* [EXERCISE OBJECTIVE]: Reproduce exactly, and nothing else, the lines from the one that contains "Write the Bokeh code for this chart." through the one that contains "72, 0, 0, 0, 0]". Leave the pictures out.

* [LISTED RECORDS]:
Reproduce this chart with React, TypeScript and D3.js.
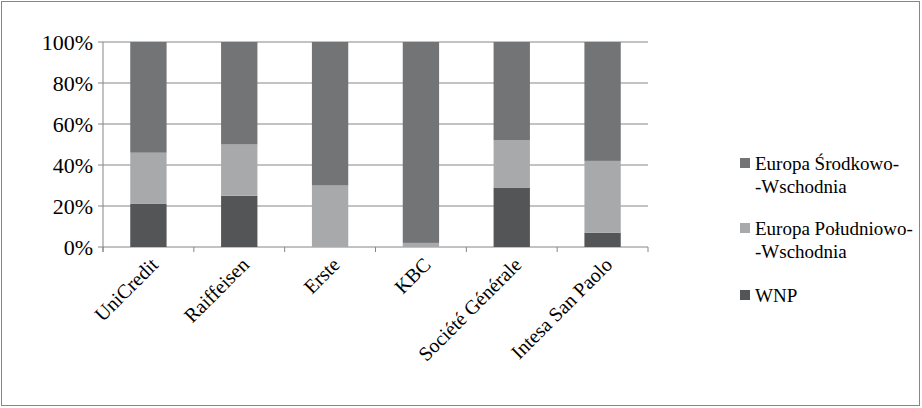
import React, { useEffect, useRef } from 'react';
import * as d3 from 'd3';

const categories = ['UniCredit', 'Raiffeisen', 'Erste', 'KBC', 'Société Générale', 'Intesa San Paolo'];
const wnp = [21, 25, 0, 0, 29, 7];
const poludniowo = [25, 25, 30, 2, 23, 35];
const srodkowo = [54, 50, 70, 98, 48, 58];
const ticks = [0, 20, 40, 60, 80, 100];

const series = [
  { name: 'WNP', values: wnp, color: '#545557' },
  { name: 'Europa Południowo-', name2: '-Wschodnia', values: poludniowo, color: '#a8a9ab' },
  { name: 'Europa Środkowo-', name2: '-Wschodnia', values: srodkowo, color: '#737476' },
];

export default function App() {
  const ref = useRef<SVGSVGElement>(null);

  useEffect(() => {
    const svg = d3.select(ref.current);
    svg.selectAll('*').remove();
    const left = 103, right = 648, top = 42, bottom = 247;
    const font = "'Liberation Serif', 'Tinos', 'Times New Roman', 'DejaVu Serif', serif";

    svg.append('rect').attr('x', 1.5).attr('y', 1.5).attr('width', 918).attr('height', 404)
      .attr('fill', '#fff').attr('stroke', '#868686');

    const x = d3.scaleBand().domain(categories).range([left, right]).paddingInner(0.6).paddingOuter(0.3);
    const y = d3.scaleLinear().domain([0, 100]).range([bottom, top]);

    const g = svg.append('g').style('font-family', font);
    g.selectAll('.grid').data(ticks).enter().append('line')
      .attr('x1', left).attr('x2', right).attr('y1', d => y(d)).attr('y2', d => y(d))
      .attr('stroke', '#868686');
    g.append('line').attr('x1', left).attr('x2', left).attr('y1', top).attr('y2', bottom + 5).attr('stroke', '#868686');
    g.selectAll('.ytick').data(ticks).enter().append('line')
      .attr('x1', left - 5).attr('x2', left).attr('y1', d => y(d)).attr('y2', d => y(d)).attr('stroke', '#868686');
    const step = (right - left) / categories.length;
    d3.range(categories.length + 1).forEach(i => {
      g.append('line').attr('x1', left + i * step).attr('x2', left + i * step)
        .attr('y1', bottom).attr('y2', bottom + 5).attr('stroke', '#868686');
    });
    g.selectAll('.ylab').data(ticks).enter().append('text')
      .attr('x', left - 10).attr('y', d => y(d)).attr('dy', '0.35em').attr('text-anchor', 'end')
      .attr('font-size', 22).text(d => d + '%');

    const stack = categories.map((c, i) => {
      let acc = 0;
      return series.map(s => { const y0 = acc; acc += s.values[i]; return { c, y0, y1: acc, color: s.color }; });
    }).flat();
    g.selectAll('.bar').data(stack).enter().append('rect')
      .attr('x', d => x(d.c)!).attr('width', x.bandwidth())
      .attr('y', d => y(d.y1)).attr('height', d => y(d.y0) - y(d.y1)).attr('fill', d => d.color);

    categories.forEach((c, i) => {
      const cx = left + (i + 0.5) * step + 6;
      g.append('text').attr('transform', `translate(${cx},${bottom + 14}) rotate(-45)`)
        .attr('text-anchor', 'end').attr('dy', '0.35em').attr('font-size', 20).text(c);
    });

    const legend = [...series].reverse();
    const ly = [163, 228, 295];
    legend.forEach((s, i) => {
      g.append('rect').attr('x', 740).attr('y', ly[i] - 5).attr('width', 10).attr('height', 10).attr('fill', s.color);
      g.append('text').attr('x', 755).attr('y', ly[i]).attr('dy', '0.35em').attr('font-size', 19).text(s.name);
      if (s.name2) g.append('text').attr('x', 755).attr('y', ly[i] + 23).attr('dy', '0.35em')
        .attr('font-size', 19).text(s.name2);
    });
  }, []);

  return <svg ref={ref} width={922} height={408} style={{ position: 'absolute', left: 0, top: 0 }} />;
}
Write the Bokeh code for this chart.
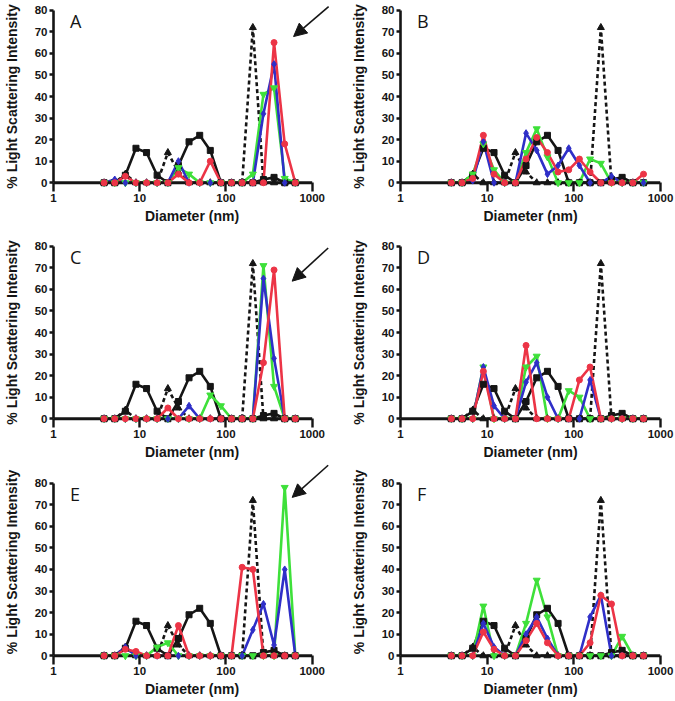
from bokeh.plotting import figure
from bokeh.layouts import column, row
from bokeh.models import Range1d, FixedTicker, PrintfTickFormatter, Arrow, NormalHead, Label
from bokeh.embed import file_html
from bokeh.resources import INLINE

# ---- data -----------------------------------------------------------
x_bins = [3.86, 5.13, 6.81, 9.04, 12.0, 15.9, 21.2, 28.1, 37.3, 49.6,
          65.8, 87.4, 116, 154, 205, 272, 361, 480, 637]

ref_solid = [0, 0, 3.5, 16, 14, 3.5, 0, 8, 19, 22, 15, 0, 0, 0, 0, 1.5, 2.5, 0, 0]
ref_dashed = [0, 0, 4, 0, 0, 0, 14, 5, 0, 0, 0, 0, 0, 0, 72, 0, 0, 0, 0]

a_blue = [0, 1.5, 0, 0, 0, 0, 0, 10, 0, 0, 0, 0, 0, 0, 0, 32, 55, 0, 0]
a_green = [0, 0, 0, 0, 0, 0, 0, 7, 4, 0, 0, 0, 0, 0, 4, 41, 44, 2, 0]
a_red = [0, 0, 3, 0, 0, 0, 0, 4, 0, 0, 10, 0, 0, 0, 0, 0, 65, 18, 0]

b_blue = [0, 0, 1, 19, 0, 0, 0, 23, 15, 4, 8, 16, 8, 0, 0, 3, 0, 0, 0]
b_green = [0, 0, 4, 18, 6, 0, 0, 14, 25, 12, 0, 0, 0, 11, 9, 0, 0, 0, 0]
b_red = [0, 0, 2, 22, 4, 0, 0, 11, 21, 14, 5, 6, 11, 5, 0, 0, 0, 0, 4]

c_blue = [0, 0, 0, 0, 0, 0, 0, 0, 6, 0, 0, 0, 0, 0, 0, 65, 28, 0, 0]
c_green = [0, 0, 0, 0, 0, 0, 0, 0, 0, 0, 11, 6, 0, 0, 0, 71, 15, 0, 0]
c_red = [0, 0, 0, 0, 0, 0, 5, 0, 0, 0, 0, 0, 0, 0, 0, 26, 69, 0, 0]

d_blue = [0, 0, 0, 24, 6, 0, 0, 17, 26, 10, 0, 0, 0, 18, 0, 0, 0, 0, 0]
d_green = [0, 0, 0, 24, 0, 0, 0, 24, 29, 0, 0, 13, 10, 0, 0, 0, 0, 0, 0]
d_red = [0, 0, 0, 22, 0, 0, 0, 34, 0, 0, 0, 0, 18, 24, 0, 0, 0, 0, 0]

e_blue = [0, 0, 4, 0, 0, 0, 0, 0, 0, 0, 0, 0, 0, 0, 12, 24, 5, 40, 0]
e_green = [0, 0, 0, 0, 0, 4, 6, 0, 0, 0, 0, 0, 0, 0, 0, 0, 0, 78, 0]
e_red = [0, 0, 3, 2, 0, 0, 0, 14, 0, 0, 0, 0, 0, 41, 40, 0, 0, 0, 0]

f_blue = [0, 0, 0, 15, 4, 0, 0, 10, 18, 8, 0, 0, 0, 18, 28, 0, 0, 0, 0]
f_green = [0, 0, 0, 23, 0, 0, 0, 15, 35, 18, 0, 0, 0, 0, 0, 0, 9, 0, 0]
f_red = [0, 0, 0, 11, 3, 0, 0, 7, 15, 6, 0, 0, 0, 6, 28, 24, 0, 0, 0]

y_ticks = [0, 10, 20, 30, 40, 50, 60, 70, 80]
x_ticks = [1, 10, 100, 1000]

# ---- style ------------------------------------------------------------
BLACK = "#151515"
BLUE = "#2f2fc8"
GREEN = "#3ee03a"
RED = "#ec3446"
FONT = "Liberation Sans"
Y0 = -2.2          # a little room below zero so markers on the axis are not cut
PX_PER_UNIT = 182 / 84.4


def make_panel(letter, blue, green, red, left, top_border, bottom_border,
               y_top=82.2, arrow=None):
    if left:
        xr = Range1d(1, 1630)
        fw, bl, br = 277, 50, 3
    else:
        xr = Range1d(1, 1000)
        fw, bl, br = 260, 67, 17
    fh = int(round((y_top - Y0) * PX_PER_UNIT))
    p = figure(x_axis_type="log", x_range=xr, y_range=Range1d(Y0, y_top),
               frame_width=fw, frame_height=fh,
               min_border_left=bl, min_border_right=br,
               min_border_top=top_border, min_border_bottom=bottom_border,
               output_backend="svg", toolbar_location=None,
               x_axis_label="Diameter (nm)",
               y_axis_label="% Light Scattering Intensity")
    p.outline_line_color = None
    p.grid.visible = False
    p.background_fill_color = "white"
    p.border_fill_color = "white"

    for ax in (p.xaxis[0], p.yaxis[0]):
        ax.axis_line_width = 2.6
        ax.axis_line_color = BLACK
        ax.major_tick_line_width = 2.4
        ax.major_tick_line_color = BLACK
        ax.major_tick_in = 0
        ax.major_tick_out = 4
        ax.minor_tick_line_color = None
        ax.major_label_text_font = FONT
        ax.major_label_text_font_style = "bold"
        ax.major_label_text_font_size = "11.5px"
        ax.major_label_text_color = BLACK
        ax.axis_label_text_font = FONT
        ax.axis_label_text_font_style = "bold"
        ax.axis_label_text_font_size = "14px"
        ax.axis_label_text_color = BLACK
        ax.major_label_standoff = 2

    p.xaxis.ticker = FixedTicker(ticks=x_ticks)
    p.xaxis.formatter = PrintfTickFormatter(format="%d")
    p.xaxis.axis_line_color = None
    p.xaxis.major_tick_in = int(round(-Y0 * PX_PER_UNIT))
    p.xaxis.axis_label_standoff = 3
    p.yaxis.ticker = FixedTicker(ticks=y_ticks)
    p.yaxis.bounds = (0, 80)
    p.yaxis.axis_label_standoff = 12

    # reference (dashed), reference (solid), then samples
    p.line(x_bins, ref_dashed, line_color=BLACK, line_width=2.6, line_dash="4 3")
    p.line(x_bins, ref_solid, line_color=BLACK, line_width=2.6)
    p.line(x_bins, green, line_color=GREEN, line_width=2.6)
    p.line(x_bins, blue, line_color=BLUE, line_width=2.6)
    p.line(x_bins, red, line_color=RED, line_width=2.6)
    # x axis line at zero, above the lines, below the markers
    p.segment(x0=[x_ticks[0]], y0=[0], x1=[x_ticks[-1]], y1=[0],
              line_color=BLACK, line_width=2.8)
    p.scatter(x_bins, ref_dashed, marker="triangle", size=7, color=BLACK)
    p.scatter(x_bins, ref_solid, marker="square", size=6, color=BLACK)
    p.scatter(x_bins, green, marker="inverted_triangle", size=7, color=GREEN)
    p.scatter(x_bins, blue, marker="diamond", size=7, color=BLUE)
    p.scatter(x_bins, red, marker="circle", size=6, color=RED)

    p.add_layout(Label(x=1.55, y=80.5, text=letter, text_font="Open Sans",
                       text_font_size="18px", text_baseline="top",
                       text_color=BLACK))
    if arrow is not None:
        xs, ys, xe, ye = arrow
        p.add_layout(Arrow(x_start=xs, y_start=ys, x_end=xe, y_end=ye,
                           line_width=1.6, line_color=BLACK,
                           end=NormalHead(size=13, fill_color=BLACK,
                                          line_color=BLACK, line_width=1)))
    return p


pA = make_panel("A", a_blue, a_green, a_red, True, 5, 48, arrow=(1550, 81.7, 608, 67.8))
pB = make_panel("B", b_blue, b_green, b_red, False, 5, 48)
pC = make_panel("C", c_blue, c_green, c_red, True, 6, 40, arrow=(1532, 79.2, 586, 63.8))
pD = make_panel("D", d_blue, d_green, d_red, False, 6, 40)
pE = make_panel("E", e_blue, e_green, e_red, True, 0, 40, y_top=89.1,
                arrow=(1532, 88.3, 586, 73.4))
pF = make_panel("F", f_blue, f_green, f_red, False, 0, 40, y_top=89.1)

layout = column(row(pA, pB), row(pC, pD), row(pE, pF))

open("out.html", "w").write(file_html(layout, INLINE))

* [EXERCISE ANSWER]:
Write the Bokeh code for this chart.
from bokeh.plotting import figure
from bokeh.layouts import column, row
from bokeh.models import Range1d, FixedTicker, PrintfTickFormatter, Arrow, NormalHead, Label
from bokeh.embed import file_html
from bokeh.resources import INLINE

# ---- data -----------------------------------------------------------
x_bins = [3.86, 5.13, 6.81, 9.04, 12.0, 15.9, 21.2, 28.1, 37.3, 49.6,
          65.8, 87.4, 116, 154, 205, 272, 361, 480, 637]

ref_solid = [0, 0, 3.5, 16, 14, 3.5, 0, 8, 19, 22, 15, 0, 0, 0, 0, 1.5, 2.5, 0, 0]
ref_dashed = [0, 0, 4, 0, 0, 0, 14, 5, 0, 0, 0, 0, 0, 0, 72, 0, 0, 0, 0]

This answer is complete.